Harlem Teens Gain Savvy In Art Market

Design workshop helps artists develop skills in painting and marketing textiles

IT'S a Thursday afternoon in Harlem. On the second floor of a nondescript building on 122nd Street is Harlem Textile Works, where a handful of people are working on varying tasks of textile production.

Hamis Abdul-Hakim, aged 16, carefully traces a pattern over a lightboard. "I like design. It lets me express myself the way I want to," says the junior from La Guardia High School.

Hamis is one of many youths who has had the opportunity to come here for employment and experience in the design business.

Founded in 1984, Harlem Textile Works is a subsidiary of the Children's Art Carnival, a nonprofit arts-education organization that has served thousands of New York City kids for nearly 25 years.

These days, Harlem Textile Works is enjoying a splash of recognition due to its unique mission. Not only is it a cutting-edge design company, but it also offers youth education and employment, community service, and artists' workshops.

This day, executive director Kerris Wolsky explains that a licensing contract has just been finalized with Springs Industries, the major bedding and sheet manufacturer. She also received a call from an automobile maker inquiring about trends in colors and patterns.

"That kind of exposure is really tremendous," Ms. Wolsky says.

The small firm - occupying only 2,500 square feet (a facility of this nature is normally double or triple that) - generates about $100,000 in sales a year. "It takes us about that much to make that much," Wolsky says with a sigh and smile.

Harlem Textile Works is the only hand-printing production facility in Harlem and one of the few in the city. Artists, up to eight at any given time, mix and manufacture their own pigments for the hand-print production.

Although the facility itself may be cramped and lackluster, the textiles that go out its front door are vibrant. The designs may end up on sheets, T-shirts, or as fashion accessories and wearable art such as hats, tote bags, and scarves. They could also show up on table linens, shower curtains, greeting cards, and gift wrapping. Clients range from nationally known department stores, mail-order companies, choirs, and specialty stores to local little leagues, boutiques, and fledgling theater companies.

Inspiration for the textile designs is visibly linked to the community of Harlem, considered by many to be the capital of African-American culture.
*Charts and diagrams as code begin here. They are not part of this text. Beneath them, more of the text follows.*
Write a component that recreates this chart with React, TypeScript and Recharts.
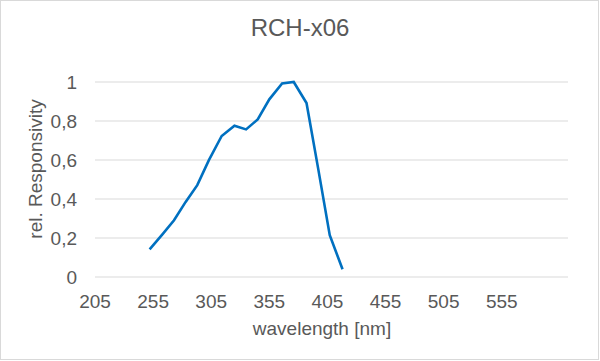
import React from "react";
import { LineChart, Line, XAxis, YAxis, CartesianGrid, Label } from "recharts";

const wavelengths = [252, 263, 273, 283, 293, 303, 314, 325, 335, 345, 355, 366, 376, 387, 397, 407, 418];
const responsivity = [0.142, 0.219, 0.291, 0.385, 0.471, 0.599, 0.723, 0.776, 0.757, 0.808, 0.911, 0.993, 1.0, 0.892, 0.557, 0.214, 0.04];
const xTicks = [205, 255, 305, 355, 405, 455, 505, 555];
const yTicks = [0, 0.2, 0.4, 0.6, 0.8, 1];
const title = "RCH-x06";
const xTitle = "wavelength [nm]";
const yTitle = "rel. Responsivity";

const data = wavelengths.map((w, i) => ({ w, r: responsivity[i] }));

const FONT = "'Liberation Sans', Arial, sans-serif";
const TXT = "#595959";

export default function App() {
  return (
    <div
      style={{
        position: "absolute",
        left: 0,
        top: 0,
        width: 599,
        height: 360,
        border: "1px solid #d9d9d9",
        boxSizing: "border-box",
        background: "#fff",
      }}
    >
      <div style={{ position: "absolute", left: -1, top: -1 }}>
        <LineChart
          width={600}
          height={361}
          data={data}
          margin={{ top: 82, right: 32, bottom: 0, left: 0 }}
        >
          <text
            x={300}
            y={36}
            textAnchor="middle"
            fontFamily={FONT}
            fontSize={24}
            fill={TXT}
          >
            {title}
          </text>
          <CartesianGrid vertical={false} stroke="#d9d9d9" strokeWidth={1.2} />
          <XAxis
            dataKey="w"
            type="number"
            domain={[205, 612]}
            ticks={xTicks}
            allowDataOverflow
            axisLine={false}
            tickLine={false}
            tickMargin={12}
            height={84}
            tick={{ fill: TXT, fontSize: 19, fontFamily: FONT }}
            interval={0}
          >
            <Label
              content={() => (
                <text
                  x={322}
                  y={335}
                  textAnchor="middle"
                  fontFamily={FONT}
                  fontSize={19}
                  fill={TXT}
                >
                  {xTitle}
                </text>
              )}
            />
          </XAxis>
          <YAxis
            type="number"
            domain={[0, 1]}
            ticks={yTicks}
            axisLine={false}
            tickLine={false}
            tickMargin={12}
            width={95}
            interval={0}
            tick={{ fill: TXT, fontSize: 19, fontFamily: FONT }}
            tickFormatter={(v: number) => String(v).replace(".", ",")}
          >
            <Label
              content={() => (
                <text
                  transform="translate(42,169) rotate(-90)"
                  textAnchor="middle"
                  fontFamily={FONT}
                  fontSize={19}
                  fill={TXT}
                >
                  {yTitle}
                </text>
              )}
            />
          </YAxis>
          <Line
            type="linear"
            dataKey="r"
            stroke="#0070C0"
            strokeWidth={2.6}
            dot={false}
            isAnimationActive={false}
          />
        </LineChart>
      </div>
    </div>
  );
}
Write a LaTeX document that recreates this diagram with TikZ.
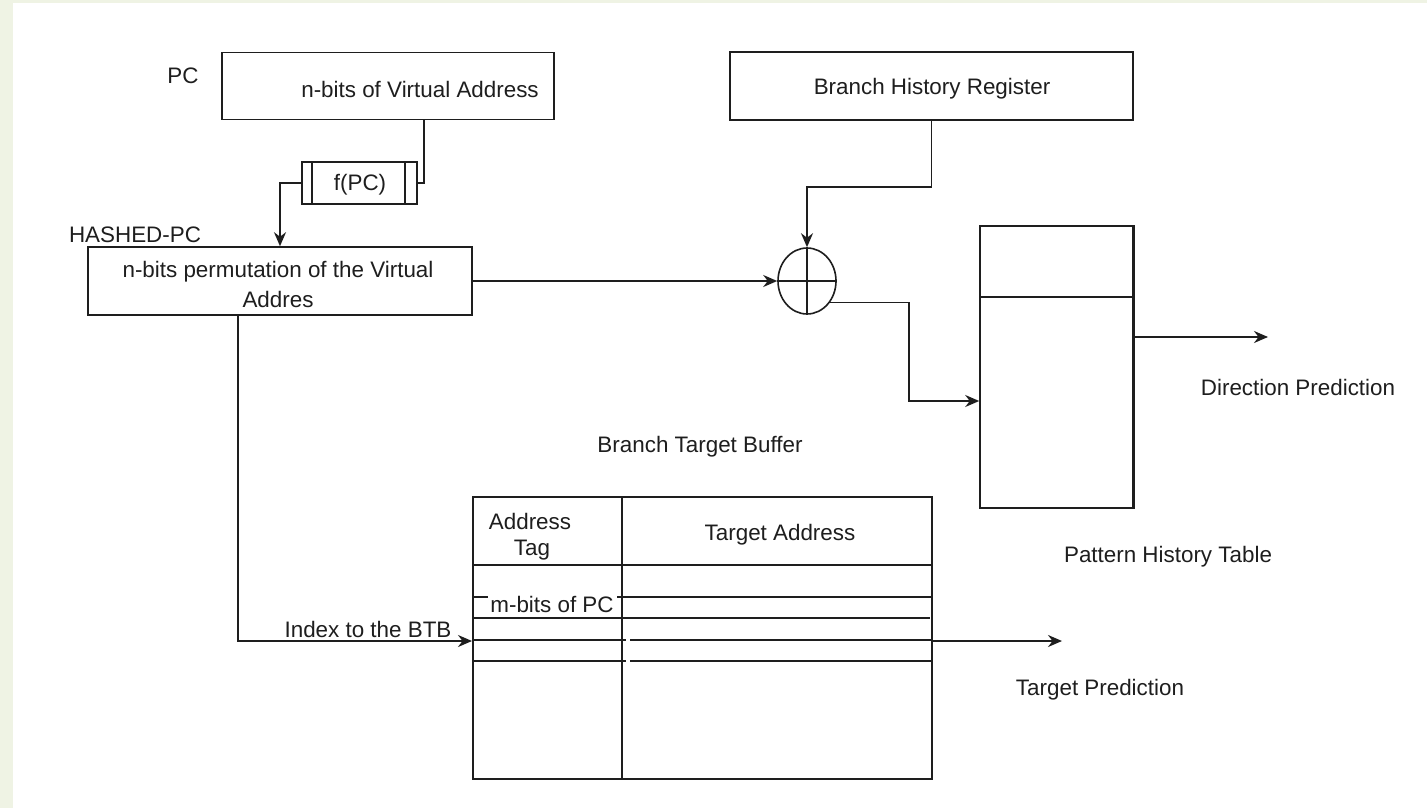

Patterns are created from children's artwork, original African textiles, or works of local artists.

What makes Harlem Textile Works stand out from other art programs around the country is that it not only develops a concept, it makes the finished product, Wolsky says. "We go beyond the arts for art's sake, beyond arts for education; we view arts in terms of actual product. A lot of people are creating workshops taught by professional artists, but only a few have the mechanism in place for finished, saleable products."

To that end, teen-age and adult artists here develop a wealth of experience in the business of producing and selling textiles; not just the creative side, but merchandising, marketing, and quality control.

Though each participant is a paid employee, not all seek full-time careers in fashion, textile design, or graphic arts. But work experience is the most vital for the teens, Wolsky says. She adds that working with adult artists helps the young people learn responsibility. In addition to their regular work for the firm, adult artists have spinoff ventures; likewise, the teens squeeze in their personal projects.

Karanja Cordice, aged 17, shows one of his graphic designs on a T-shirt. "I'm into abstract," he says, specifically "zigzags and squares." Then he challenges a reporter to find their common initials - K.C. - in one design, accented in red, green, yellow, and black.

The recent surge of interest in Harlem Textile Works is testimony to several trends in consumerism and fashion.

Many consumers, for instance, are looking for ways to buy products that are socially responsible, much in the same way they might buy something that is environmentally responsible.

"People gravitate toward us for that reason; buying something ... which sponsors employment [for] kids and supports community efforts," says Wolsky.

Often shoppers seek out products that symbolize grass-roots efforts.

"We have a relationship with certain retail customers who promote that ethic.... They want to consume with a more meaningful purpose. There's a sensitivity out there we've been able to link [up] with.... What they purchase represents something in a tangible form.

"Also ours has a little bit of a fashion bent," Wolsky notes. From a fashion perspective there's a lot of interest in African design, even with the so-called "grunge" wear that promotes mixing items from different cultures and decades.

For the future, Wolsky says she would like to see more public interest generated in Harlem Textile Works and to further develop contacts in the apparel industry.

To fortify the program, she would like to see more support from foundations and additional internships with schools to bolster the educational component.

Wolsky is encouraged by the national youth service program proposed by President Clinton: "We're a perfect setup for that type of thing."

Michael Unthank, director of the state-local partnership program with the New York State Council on the Arts, gives Harlem Textile Works high marks. "We're very proud of them. The quality of all activities is very high ... and it's in a growth kind of mode."

From an artist's perspective, the Textile Works' survival is paramount, says Wolsky: "It's important because it is a program that can affect the individual paths that artists take. Every day I work with two or three generations of artists - still working in arts, still employed in arts, and setting a direction for the future....

"That's the legacy that keeps communities strong, keeps the design business strong, and keeps America strong."